The meaning Shoes seems to be driving at is the craving for one’s cultural identity in the midst of chaos and conflict. That theme is explored with more clarity in Heidi Schmidt Emberling’s unpretentious and touching documentary Tangled Roots (2001; November 11 at 6:15 p.m. at the Coolidge Corner, with the director present). The daughter of an American Jewish mother and a post-war German immigrant, Schmidt Emberling tries to reconcile her origins by tracing down both sides of her family. As you might expect, her inquiries on the German side prove troubling — her grandfather Fritz served on the Eastern Front. At times the filmmaker’s ingenuousness serves her well, as when she acknowledges that learning of her German grandfather’s ultimate madness consoled her. But family loyalty seems to keep her from the truth — why, for example, did her parents divorce?

The real-life marriage of opposites in Tangled Roots has a fictional counterpart in Lina and Slava Chaplin’s unassuming but slyly devastating A Trumpet in the Wadi (2001; November 9 at 9:30 p.m. at the Coolidge Corner, also sold out). Based on a novel by Israeli writer Sami Michael (who’ll be present), this bittersweet romance finds Alex (Alexander Senderovich, the missing link between Bob Hoskins and Robin Williams), a Russian-Jewish immigrant, in an apartment in the Arab section of Haifa. His downstairs neighbor Huda (Khawlah Hag-Debsy), a Christian Arab, is drawn to the mournful tunes Alex plays at night on his trumpet, and he’s drawn to her kindness, wit, and charm. The obstacles are many but nicely understated — shot in video, the film is both spontaneous and authentic, and the performances make the humor and the sorrow all the keener.
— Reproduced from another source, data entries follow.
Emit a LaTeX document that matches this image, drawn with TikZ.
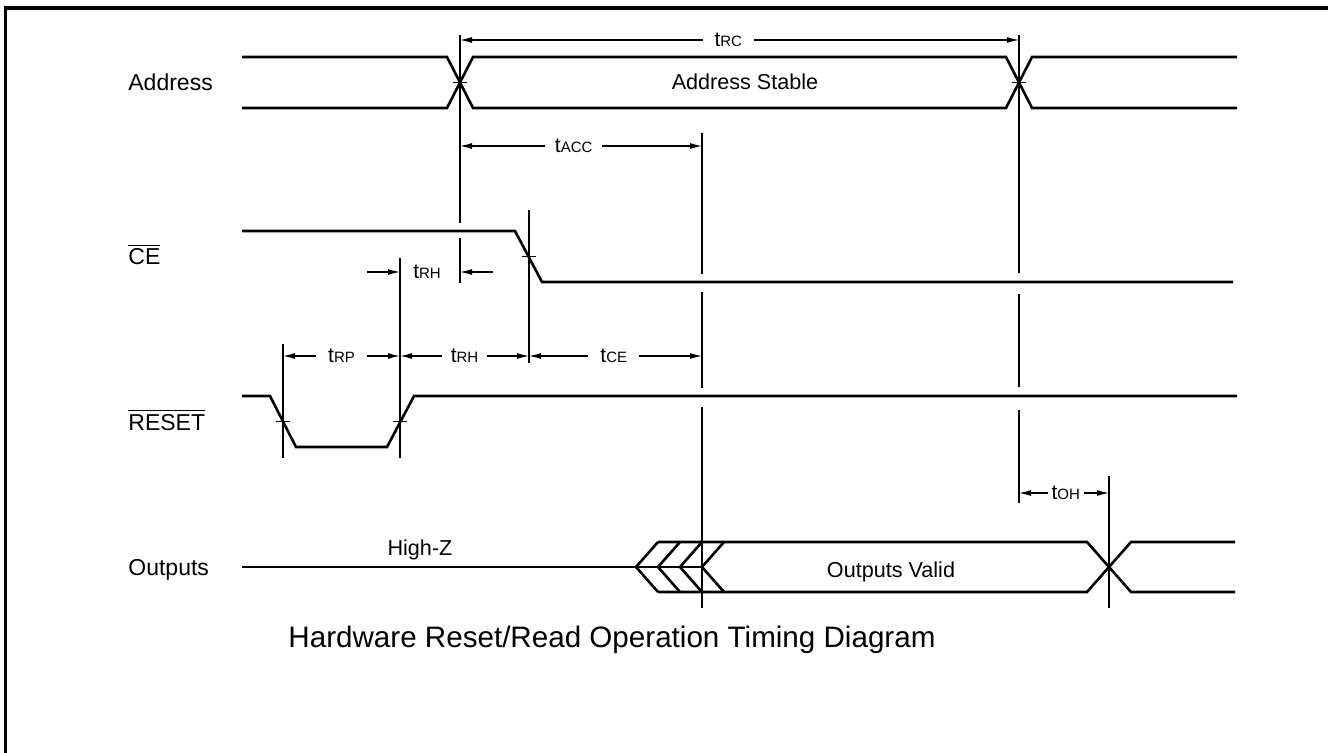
\documentclass[tikz,border=0pt]{standalone}
\usepackage{fontspec}
\setmainfont{Liberation Sans}
\usepackage{amsmath}
\usetikzlibrary{arrows.meta}
\newcommand{\tparam}[1]{{\fontsize{10.5}{12}\selectfont t}{\fontsize{7.5}{9}\selectfont #1}}
\newcommand{\lowact}[1]{$\overline{\mbox{#1}}$}

\begin{document}
\begin{tikzpicture}[x=0.5pt,y=-0.5pt,
			sig/.style={line width=1.3pt},
			ref/.style={line width=0.55pt},
			dim/.style={line width=0.55pt,{Latex[length=6pt,width=3pt]}-{Latex[length=6pt,width=3pt]}},
			half/.style={line width=0.55pt,-{Latex[length=6pt,width=3pt]}},
			gap/.style={fill=white,inner ysep=1pt,inner xsep=#1},
			lbl/.style={anchor=base west,inner sep=0pt,font=\fontsize{11.5}{13}\selectfont},
			val/.style={anchor=base,inner sep=0pt,font=\fontsize{10.8}{12}\selectfont}]
			\useasboundingbox (0,0) rectangle (1328,753);
			\draw[line width=1.6pt] (5.5,753) -- (5.5,8) -- (1328,8);
			\node[lbl] (addr) at (128,90.5) {Address};
			\node[lbl] (ce) at (128,264.5) {\lowact{CE}};
			\node[lbl] (reset) at (128,430) {\lowact{RESET}};
			\node[lbl] (outs) at (128,575) {Outputs};
			\draw[sig] (242,57) -- (447,57) -- (473,108) -- (1006,108) -- (1032,57) -- (1237,57);
			\draw[sig] (242,108) -- (447,108) -- (473,57) -- (1006,57) -- (1032,108) -- (1237,108);
			\node[val] (stable) at (745,90) {Address Stable};
			\draw[sig] (242,231) -- (515,231) -- (542,282) -- (1233,282);
			\draw[sig] (242,396) -- (270,396) -- (296,447) -- (387,447) -- (414,396) -- (1237,396);
			\draw[sig] (242,567) -- (702,567);
			\foreach \k in {0,...,3}
				\draw[sig] (658+22*\k,542) -- (636+22*\k,567) -- (658+22*\k,592);
			\draw[sig] (658,542) -- (1087,542) -- (1131,592) -- (1235,592);
			\draw[sig] (658,592) -- (1087,592) -- (1131,542) -- (1235,542);
			\node[val] (hiz) at (420,555) {High-Z};
			\node[val] (valid) at (891,577) {Outputs Valid};
			\foreach \x/\a/\b in {460/35/223,460/238/283,1019/35/273,1019/294/387,1019/410/503,
					702/133/274,702/292/388,702/407/608,529/210/363,400/258/458,283/344/458,1109/476/608}
				\draw[ref] (\x,\a) -- (\x,\b);
			\foreach \x/\y in {460/82.5,1019/82.5,529/256.5,283/421.5,400/421.5}
				\draw[ref] (\x-7,\y) -- (\x+7,\y);
			\draw[dim] (460,40) -- node[gap=6pt,pos=0.48] (trc) {\tparam{RC}} (1019,40);
			\draw[dim] (460,146) -- node[gap=5pt,pos=0.47] (tacc) {\tparam{ACC}} (702,146);
			\draw[half] (367,272) -- (400,272);
			\draw[half] (493,272) -- (460,272);
			\node (trh) at (427,272) {\tparam{RH}};
			\draw[dim] (283,356) -- node[gap=6pt] (trp) {\tparam{RP}} (400,356);
			\draw[dim] (400,356) -- node[gap=4.5pt] (trh2) {\tparam{RH}} (529,356);
			\draw[dim] (529,356) -- node[gap=6pt,pos=0.49] (tce) {\tparam{CE}} (702,356);
			\draw[dim] (1019,493) -- node[gap=2pt,pos=0.52] (toh) {\tparam{OH}} (1109,493);
			\node[anchor=base,inner sep=0pt,font=\fontsize{14.8}{17}\selectfont] (caption) at (612,647)
				{Hardware Reset/Read Operation Timing Diagram};
\end{tikzpicture}
\end{document}
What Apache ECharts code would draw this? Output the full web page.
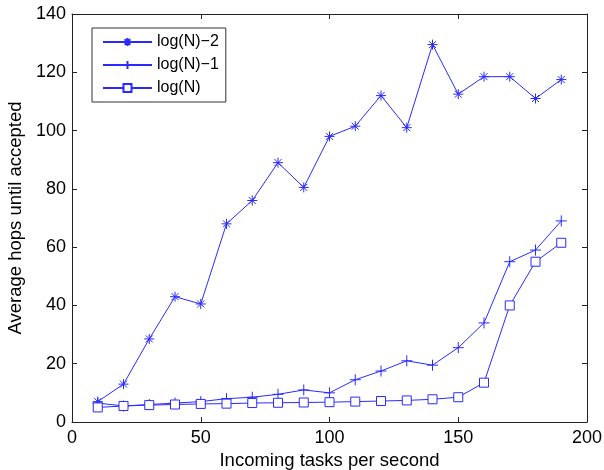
<!DOCTYPE html>
<html>
<head>
<meta charset="utf-8">
<script src="https://cdn.jsdelivr.net/npm/echarts@6/dist/echarts.min.js"></script>
<style>html,body{margin:0;padding:0;background:#fff}#c{width:604px;height:470px}</style>
</head>
<body>
<div id="c"></div>
<script>
const xValues = [10,20,30,40,50,60,70,80,90,100,110,120,130,140,150,160,170,180,190];
const seriesNames = ['log(N)\u22122','log(N)\u22121','log(N)'];
const logNminus2 = [7,13,28.5,43,40.5,68,76,89,80.5,98,101.5,112,101,129.5,112.5,118.5,118.5,111,117.5];
const logNminus1 = [6.5,5.5,6,6.5,7,8,8.5,9.5,11,10,14.5,17.5,21,19.5,25.5,34,55,59,69];
const logN = [5,5.5,5.8,6,6.2,6.3,6.5,6.6,6.7,6.8,7,7.2,7.4,7.8,8.5,13.5,40,55,61.5];
const xTicks = [0,50,100,150,200];
const yTicks = [0,20,40,60,80,100,120,140];

const blue = '#2a2aff';
const font = 'Liberation Sans, Arial, Helvetica, sans-serif';
const star = 'path://M0,-1L0,1M-1,0L1,0M-0.7,-0.7L0.7,0.7M-0.7,0.7L0.7,-0.7';
const plus = 'path://M0,-1L0,1M-1,0L1,0';
const pair = a => xValues.map((x,i)=>[x,a[i]]);

function mk(name, data, symbol, size, empty){
  return {
    name, type:'line', data: pair(data), symbol, symbolSize:size,
    lineStyle:{color:blue,width:1},
    itemStyle:{color: empty ? '#fff' : blue, borderColor:blue, borderWidth:1},
    emphasis:{disabled:true}, animation:false
  };
}
const axisCommon = () => ({
  axisLine:{show:true,onZero:false,lineStyle:{color:'#222',width:1}},
  axisTick:{show:true,inside:true,length:5,lineStyle:{color:'#222'}},
  splitLine:{show:false}
});
const chart = echarts.init(document.getElementById('c'));
chart.setOption({
  animation:false,
  grid:{left:72,right:17,top:14,bottom:48,containLabel:false,outerBoundsMode:'none'},
  legend:{
    orient:'vertical', left:92, top:28, data:seriesNames,
    itemWidth:49, itemHeight:10, itemGap:7,
    borderColor:'#333', borderWidth:1, padding:[6,7,6,10],
    textStyle:{fontFamily:font,fontSize:16,color:'#000'},
    backgroundColor:'#fff'
  },
  xAxis:[
    Object.assign({type:'value',min:xTicks[0],max:xTicks[xTicks.length-1],interval:50,position:'bottom',
      name:'Incoming tasks per second',nameLocation:'middle',nameGap:29,
      nameTextStyle:{fontFamily:font,fontSize:18.5,color:'#000'},
      axisLabel:{fontFamily:font,fontSize:18,color:'#000',margin:7}},axisCommon()),
    Object.assign({type:'value',min:0,max:200,interval:50,position:'top',
      axisLabel:{show:false}},axisCommon())
  ],
  yAxis:[
    Object.assign({type:'value',min:yTicks[0],max:yTicks[yTicks.length-1],interval:20,position:'left',
      name:'Average hops until accepted',nameLocation:'middle',nameGap:44,
      nameTextStyle:{fontFamily:font,fontSize:18.5,color:'#000'},
      axisLabel:{fontFamily:font,fontSize:18,color:'#000',margin:6}},axisCommon()),
    Object.assign({type:'value',min:0,max:140,interval:20,position:'right',
      axisLabel:{show:false}},axisCommon())
  ],
  series:[
    mk(seriesNames[0], logNminus2, star, 10, false),
    mk(seriesNames[1], logNminus1, plus, 11, false),
    mk(seriesNames[2], logN, 'rect', 9, true)
  ]
});
</script>
</body>
</html>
Whereas a Russian tries to put down roots in the Jewish state in Wadi, a Jewish state tries to put down roots in Russia in Yale Strom’s documentary L’Chayim, Comrade Stalin (2002; November 11 at 7:45 p.m. at the MFA, with a fiddle concert by the director following). The Jewish Autonomous Republic of Birobidzhan was a perhaps sinister whim of Stalin’s back in 1928; his plan to set up an independent, Yiddish-speaking Communist state might have been a ploy to lure Jews to the Godforsaken region in the Far East and then do away with them. The story is a fascinating microcosm of Jewish and Soviet history, but Strom’s collection of interviews, archival footage (including Seekers of Happiness, a 1936 Soviet propaganda film about the project), and endless shots of railroad tracks lacks clarity and focus.

Almost as fascinating as the history he’s chronicling is the filmmaker’s own journey to Birobidzhan, since he’s accompanied by a sweaty, anti-Semitic translator who turns out to be a former KGB agent and the son of Mikhail Kalinin, the first president of the Soviet Union. That journey is only an aside in Strom’s film, but one can see it inspiring a whole song or even a novel by Kinky Friedman, the C&W satirist, detective-story novelist, and general cult idol profiled in Simone de Vries’s Kinky Friedman: Proud To Be an Asshole from El Paso (2001; November 10 at 6 p.m. at the Coolidge Corner).

Friedman’s fans range from Willie Nelson to Bill Clinton (who recalls Kinky’s offering him a Cuban cigar at a state dinner with the words, "Don’t think of it as helping their economy — think of it as burning their fields"), and his achievements range from such songs as "They Ain’t Making Jews like Jesus Anymore" to establishing an Animal Rescue Ranch for wayward pets. His celebration of the outcast and his indignation at the entitled are scatological, merciless, and hilarious. In a world on the edge of Armageddon, where all seek an identity to cling to, this is an asshole Jews and non-Jews alike can be proud of.